§ What you are asked to do: Write out the entire listing below exactly as it appears, minus any pictures.

>> Start

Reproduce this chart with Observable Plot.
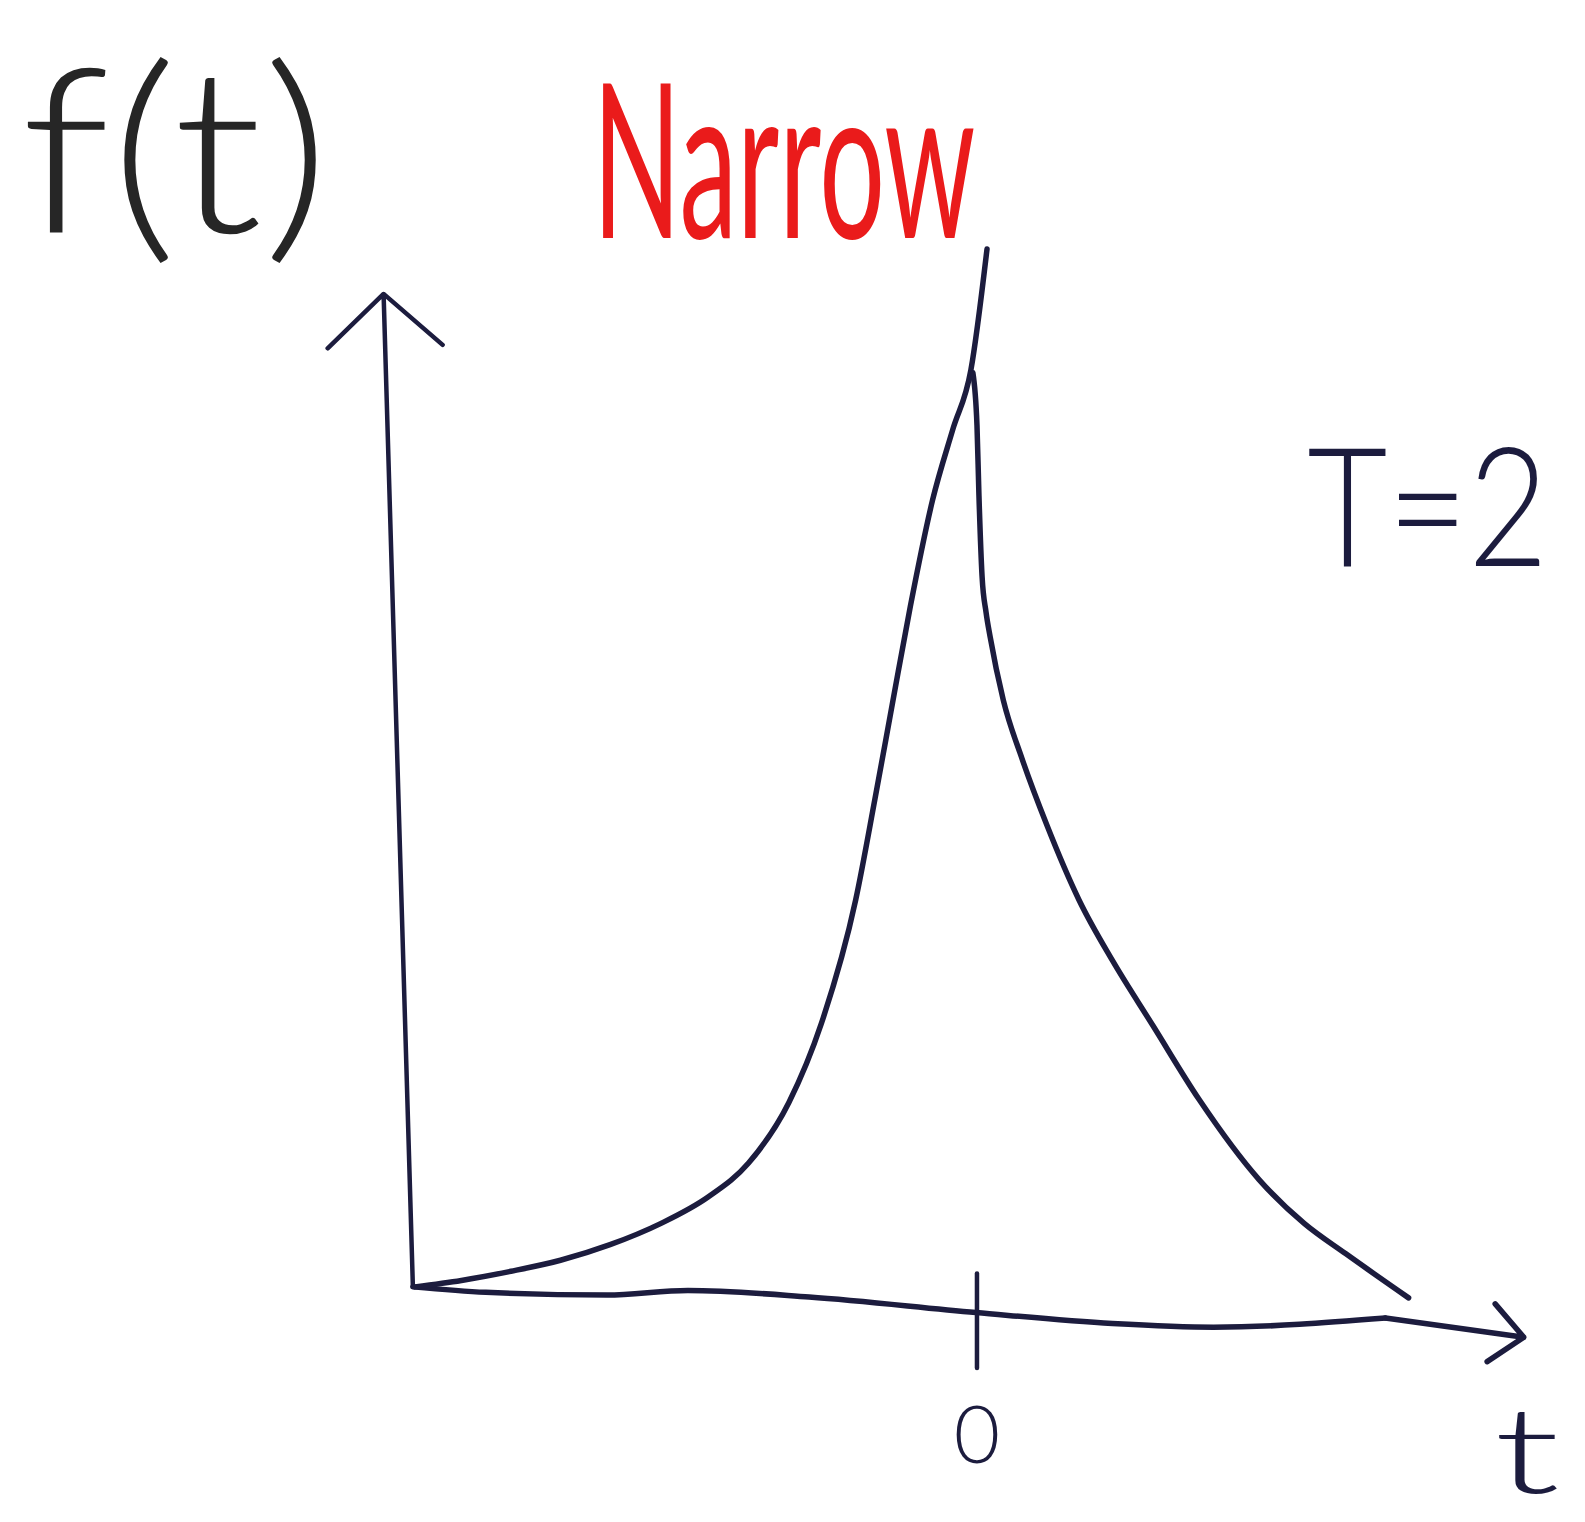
<!DOCTYPE html>
<html>
<head>
<meta charset="utf-8">
<script src="https://cdn.jsdelivr.net/npm/d3@7"></script>
<script src="https://cdn.jsdelivr.net/npm/@observablehq/plot@0.6"></script>
<style>
  html, body { margin: 0; padding: 0; background: #ffffff; }
  #chart svg { display: block; }
</style>
</head>
<body>
<div id="chart"></div>
<script>
// Rising branch of the pulse, f(t) climbing to its peak at t = 0
const riseT = [-3.971, -3.643, -3.293, -2.943, -2.593, -2.236, -1.900, -1.614, -1.329, -1.100,
               -0.857, -0.721, -0.593, -0.471, -0.314, -0.171, -0.043, 0.071];
const riseF = [-0.003, 0.004, 0.014, 0.026, 0.043, 0.066, 0.095, 0.132, 0.198, 0.284,
               0.419, 0.529, 0.637, 0.739, 0.855, 0.932, 0.997, 1.129];

// Decaying branch after the peak
const decayT = [-0.029, 0.000, 0.014, 0.036, 0.064, 0.093, 0.186, 0.314, 0.493,
                0.721, 0.957, 1.243, 1.571, 1.993, 2.314, 2.607, 3.050];
const decayF = [0.994, 0.937, 0.860, 0.772, 0.733, 0.706, 0.637, 0.575, 0.501,
                0.419, 0.353, 0.282, 0.201, 0.114, 0.066, 0.033, -0.015];

// Hand-drawn time axis (slightly wavy), from the origin corner to the arrow tip
const timeAxisT = [-3.986, -3.471, -2.614, -2.043, -1.186, -0.007, 0.957, 1.671, 2.886, 3.864];
const timeAxisF = [-0.003, -0.009, -0.012, -0.007, -0.014, -0.031, -0.043, -0.047, -0.037, -0.058];

// Vertical f(t) axis, origin corner to arrow tip
const valueAxisT = [-3.986, -4.193];
const valueAxisF = [-0.003, 1.080];

// Tick on the time axis
const tickValues = [0];
const tickLabels = ["0"];
const tickSpan = [0.011, -0.092];

// Text annotations
const labelNames = ["f(t)", "Narrow", "T=2", "t"];

const rise = riseT.map((t, i) => ({t, f: riseF[i]}));
const decay = decayT.map((t, i) => ({t, f: decayF[i]}));
const n = timeAxisT.length;
// the shaft up to the last bend; the final stretch is drawn by the arrow
const timeAxis = timeAxisT.slice(0, n - 1).map((t, i) => ({t, f: timeAxisF[i]}));
const ink = "#1c1c3e";

const annotations = [
  {text: labelNames[0], t: -5.664, f: 1.147, size: 230, weight: 300, color: "#262626"},
  {text: labelNames[1], t: -1.364, f: 1.141, size: 215, weight: 400, color: "#ea1b1b"},
  {text: labelNames[2], t: 3.186, f: 0.783, size: 165, weight: 300, color: ink},
  {text: labelNames[3], t: 3.886, f: -0.228, size: 120, weight: 300, color: ink}
];
// Horizontal stretch per text, giving the tall narrow pen lettering
const stretch = {"f(t)": 1.14, "Narrow": 0.54, "T=2": 0.84, "t": 1.6, "0": 1};

const svg = Plot.plot({
  width: 1585,
  height: 1522,
  margin: 0,
  x: {domain: [-6.9, 4.3], axis: null},
  y: {domain: [-0.26, 1.40], axis: null},
  style: {background: "#ffffff", overflow: "visible"},
  marks: [
    // vertical axis with its open arrowhead
    Plot.arrow([0], {
      x1: valueAxisT[0], y1: valueAxisF[0], x2: valueAxisT[1], y2: valueAxisF[1],
      stroke: ink, strokeWidth: 4.5, headAngle: 95, headLength: 26, strokeLinecap: "round"
    }),
    // wavy time axis
    Plot.line(timeAxis, {x: "t", y: "f", curve: "monotone-x", stroke: ink, strokeWidth: 5.5,
      strokeLinecap: "round", strokeLinejoin: "round"}),
    // last stretch of the time axis with its arrowhead
    Plot.arrow([0], {
      x1: timeAxisT[n - 2], y1: timeAxisF[n - 2], x2: timeAxisT[n - 1], y2: timeAxisF[n - 1],
      stroke: ink, strokeWidth: 5.5, headAngle: 83, headLength: 12, strokeLinecap: "round"
    }),
    // tick at t = 0
    Plot.ruleX(tickValues, {x: d => d, y1: tickSpan[0], y2: tickSpan[1], stroke: ink, strokeWidth: 4.5,
      strokeLinecap: "round"}),
    Plot.text(tickValues, {x: d => d, y: -0.195, text: (d, i) => tickLabels[i], lineAnchor: "bottom",
      fontSize: 80, fontFamily: "Lato", fontWeight: 300, fill: ink}),
    // the pulse
    Plot.line(rise, {x: "t", y: "f", curve: "monotone-x", stroke: ink, strokeWidth: 5.5,
      strokeLinecap: "round", strokeLinejoin: "round"}),
    Plot.line(decay, {x: "t", y: "f", curve: "monotone-x", stroke: ink, strokeWidth: 5.5,
      strokeLinecap: "round", strokeLinejoin: "round"}),
    // annotations
    ...annotations.map(a => Plot.text([a], {
      x: "t", y: "f", text: "text", lineAnchor: "bottom", textAnchor: "middle",
      fontSize: a.size, fontFamily: "Lato", fontWeight: a.weight, fill: a.color
    }))
  ]
});

d3.select(svg).selectAll("text").each(function () {
  const sx = stretch[this.textContent];
  if (sx == null || sx === 1) return;
  const t = this.getAttribute("transform") || "";
  this.setAttribute("transform", `${t} scale(${sx},1)`);
});

document.getElementById("chart").appendChild(svg);
</script>
</body>
</html>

>> End

§ Exercise answer:
Reproduce this chart with Observable Plot.
<!DOCTYPE html>
<html>
<head>
<meta charset="utf-8">
<script src="https://cdn.jsdelivr.net/npm/d3@7"></script>
<script src="https://cdn.jsdelivr.net/npm/@observablehq/plot@0.6"></script>
<style>
  html, body { margin: 0; padding: 0; background: #ffffff; }
  #chart svg { display: block; }
</style>
</head>
<body>
<div id="chart"></div>
<script>
// Rising branch of the pulse, f(t) climbing to its peak at t = 0
const riseT = [-3.971, -3.643, -3.293, -2.943, -2.593, -2.236, -1.900, -1.614, -1.329, -1.100,
               -0.857, -0.721, -0.593, -0.471, -0.314, -0.171, -0.043, 0.071];
const riseF = [-0.003, 0.004, 0.014, 0.026, 0.043, 0.066, 0.095, 0.132, 0.198, 0.284,
               0.419, 0.529, 0.637, 0.739, 0.855, 0.932, 0.997, 1.129];

// Decaying branch after the peak
const decayT = [-0.029, 0.000, 0.014, 0.036, 0.064, 0.093, 0.186, 0.314, 0.493,
                0.721, 0.957, 1.243, 1.571, 1.993, 2.314, 2.607, 3.050];
const decayF = [0.994, 0.937, 0.860, 0.772, 0.733, 0.706, 0.637, 0.575, 0.501,
                0.419, 0.353, 0.282, 0.201, 0.114, 0.066, 0.033, -0.015];

// Hand-drawn time axis (slightly wavy), from the origin corner to the arrow tip
const timeAxisT = [-3.986, -3.471, -2.614, -2.043, -1.186, -0.007, 0.957, 1.671, 2.886, 3.864];
const timeAxisF = [-0.003, -0.009, -0.012, -0.007, -0.014, -0.031, -0.043, -0.047, -0.037, -0.058];

// Vertical f(t) axis, origin corner to arrow tip
const valueAxisT = [-3.986, -4.193];
const valueAxisF = [-0.003, 1.080];

// Tick on the time axis
const tickValues = [0];
const tickLabels = ["0"];
const tickSpan = [0.011, -0.092];

// Text annotations
const labelNames = ["f(t)", "Narrow", "T=2", "t"];

const rise = riseT.map((t, i) => ({t, f: riseF[i]}));
const decay = decayT.map((t, i) => ({t, f: decayF[i]}));
const n = timeAxisT.length;
// the shaft up to the last bend; the final stretch is drawn by the arrow
const timeAxis = timeAxisT.slice(0, n - 1).map((t, i) => ({t, f: timeAxisF[i]}));
const ink = "#1c1c3e";

const annotations = [
  {text: labelNames[0], t: -5.664, f: 1.147, size: 230, weight: 300, color: "#262626"},
  {text: labelNames[1], t: -1.364, f: 1.141, size: 215, weight: 400, color: "#ea1b1b"},
  {text: labelNames[2], t: 3.186, f: 0.783, size: 165, weight: 300, color: ink},
  {text: labelNames[3], t: 3.886, f: -0.228, size: 120, weight: 300, color: ink}
];
// Horizontal stretch per text, giving the tall narrow pen lettering
const stretch = {"f(t)": 1.14, "Narrow": 0.54, "T=2": 0.84, "t": 1.6, "0": 1};

const svg = Plot.plot({
  width: 1585,
  height: 1522,
  margin: 0,
  x: {domain: [-6.9, 4.3], axis: null},
  y: {domain: [-0.26, 1.40], axis: null},
  style: {background: "#ffffff", overflow: "visible"},
  marks: [
    // vertical axis with its open arrowhead
    Plot.arrow([0], {
      x1: valueAxisT[0], y1: valueAxisF[0], x2: valueAxisT[1], y2: valueAxisF[1],
      stroke: ink, strokeWidth: 4.5, headAngle: 95, headLength: 26, strokeLinecap: "round"
    }),
    // wavy time axis
    Plot.line(timeAxis, {x: "t", y: "f", curve: "monotone-x", stroke: ink, strokeWidth: 5.5,
      strokeLinecap: "round", strokeLinejoin: "round"}),
    // last stretch of the time axis with its arrowhead
    Plot.arrow([0], {
      x1: timeAxisT[n - 2], y1: timeAxisF[n - 2], x2: timeAxisT[n - 1], y2: timeAxisF[n - 1],
      stroke: ink, strokeWidth: 5.5, headAngle: 83, headLength: 12, strokeLinecap: "round"
    }),
    // tick at t = 0
    Plot.ruleX(tickValues, {x: d => d, y1: tickSpan[0], y2: tickSpan[1], stroke: ink, strokeWidth: 4.5,
      strokeLinecap: "round"}),
    Plot.text(tickValues, {x: d => d, y: -0.195, text: (d, i) => tickLabels[i], lineAnchor: "bottom",
      fontSize: 80, fontFamily: "Lato", fontWeight: 300, fill: ink}),
    // the pulse
    Plot.line(rise, {x: "t", y: "f", curve: "monotone-x", stroke: ink, strokeWidth: 5.5,
      strokeLinecap: "round", strokeLinejoin: "round"}),
    Plot.line(decay, {x: "t", y: "f", curve: "monotone-x", stroke: ink, strokeWidth: 5.5,
      strokeLinecap: "round", strokeLinejoin: "round"}),
    // annotations
    ...annotations.map(a => Plot.text([a], {
      x: "t", y: "f", text: "text", lineAnchor: "bottom", textAnchor: "middle",
      fontSize: a.size, fontFamily: "Lato", fontWeight: a.weight, fill: a.color
    }))
  ]
});

d3.select(svg).selectAll("text").each(function () {
  const sx = stretch[this.textContent];
  if (sx == null || sx === 1) return;
  const t = this.getAttribute("transform") || "";
  this.setAttribute("transform", `${t} scale(${sx},1)`);
});

document.getElementById("chart").appendChild(svg);
</script>
</body>
</html>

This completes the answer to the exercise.